| WRITTEN EXERCISE |
Retype, exactly as they stand, the lines from the start of the data to the line that contains "const yTicks = [3, 4, 5, 6, 7, 8, 9];", both ends included. Leave the pictures out.

| PROVIDED ENTRIES |
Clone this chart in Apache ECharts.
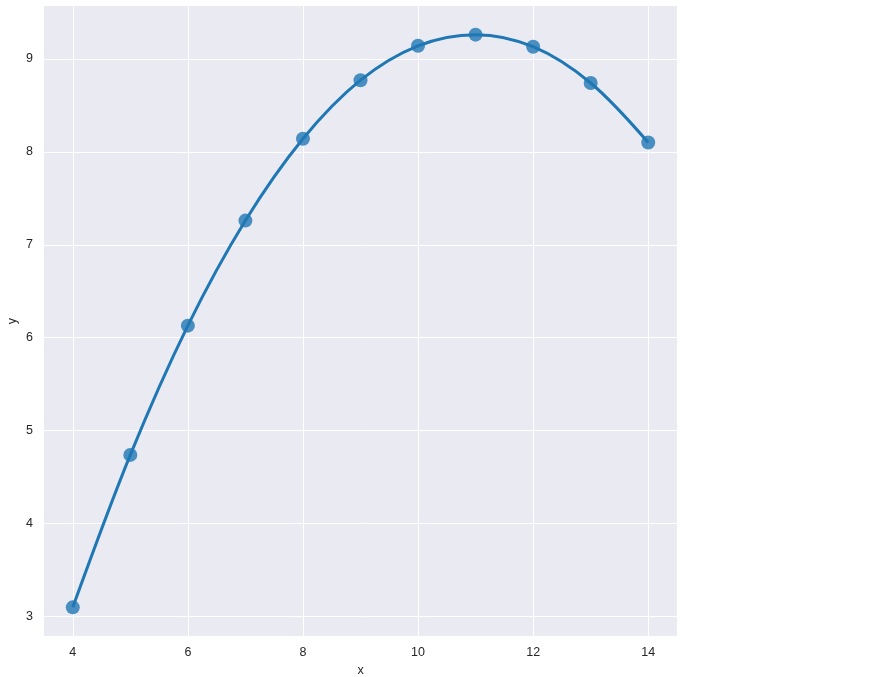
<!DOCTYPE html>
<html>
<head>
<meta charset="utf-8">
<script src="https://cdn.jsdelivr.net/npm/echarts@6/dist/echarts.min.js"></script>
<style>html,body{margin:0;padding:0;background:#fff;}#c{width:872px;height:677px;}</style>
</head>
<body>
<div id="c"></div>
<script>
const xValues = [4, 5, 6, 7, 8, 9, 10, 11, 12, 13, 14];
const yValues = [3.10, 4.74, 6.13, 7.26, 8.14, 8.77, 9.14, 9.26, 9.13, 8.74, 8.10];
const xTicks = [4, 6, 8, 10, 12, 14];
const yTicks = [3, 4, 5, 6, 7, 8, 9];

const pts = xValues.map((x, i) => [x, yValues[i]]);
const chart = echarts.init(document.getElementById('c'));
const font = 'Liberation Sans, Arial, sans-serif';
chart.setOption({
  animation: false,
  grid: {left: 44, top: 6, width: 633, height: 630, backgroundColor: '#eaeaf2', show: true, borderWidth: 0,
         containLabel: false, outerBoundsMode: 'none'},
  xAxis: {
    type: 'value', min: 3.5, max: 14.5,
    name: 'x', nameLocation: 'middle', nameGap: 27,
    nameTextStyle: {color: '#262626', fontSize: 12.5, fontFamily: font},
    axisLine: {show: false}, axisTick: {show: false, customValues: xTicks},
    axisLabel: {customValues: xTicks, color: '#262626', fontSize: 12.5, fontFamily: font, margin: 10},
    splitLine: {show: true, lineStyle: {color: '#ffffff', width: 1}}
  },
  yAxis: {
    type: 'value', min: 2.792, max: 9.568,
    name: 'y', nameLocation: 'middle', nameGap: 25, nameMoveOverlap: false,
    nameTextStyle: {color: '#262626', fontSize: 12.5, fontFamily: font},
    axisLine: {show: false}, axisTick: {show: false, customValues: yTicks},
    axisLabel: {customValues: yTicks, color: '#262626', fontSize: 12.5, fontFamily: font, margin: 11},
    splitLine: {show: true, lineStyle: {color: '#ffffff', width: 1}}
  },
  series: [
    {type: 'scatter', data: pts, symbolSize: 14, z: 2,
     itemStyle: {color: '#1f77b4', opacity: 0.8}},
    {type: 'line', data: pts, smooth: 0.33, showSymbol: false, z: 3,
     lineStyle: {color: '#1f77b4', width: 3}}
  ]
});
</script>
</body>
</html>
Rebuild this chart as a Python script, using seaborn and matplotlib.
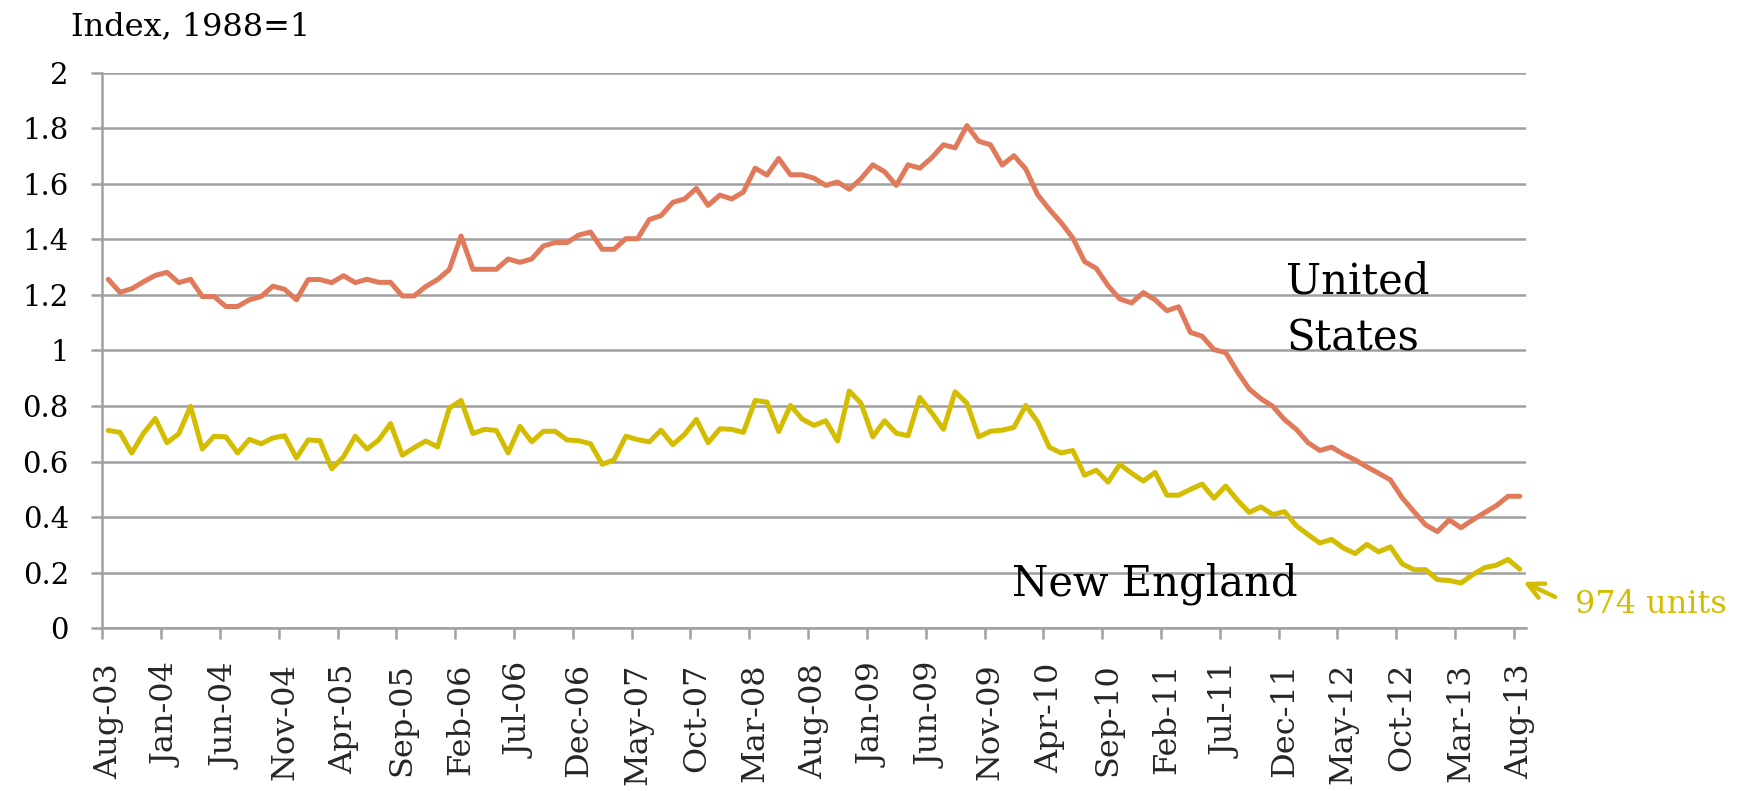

| ANSWER BELOW |
Clone this chart in Apache ECharts.
<!DOCTYPE html>
<html>
<head>
<meta charset="utf-8">
<script src="https://cdn.jsdelivr.net/npm/echarts@6/dist/echarts.min.js"></script>
<style>html,body{margin:0;padding:0;background:#fff;}#c{width:872px;height:677px;}</style>
</head>
<body>
<div id="c"></div>
<script>
const xValues = [4, 5, 6, 7, 8, 9, 10, 11, 12, 13, 14];
const yValues = [3.10, 4.74, 6.13, 7.26, 8.14, 8.77, 9.14, 9.26, 9.13, 8.74, 8.10];
const xTicks = [4, 6, 8, 10, 12, 14];
const yTicks = [3, 4, 5, 6, 7, 8, 9];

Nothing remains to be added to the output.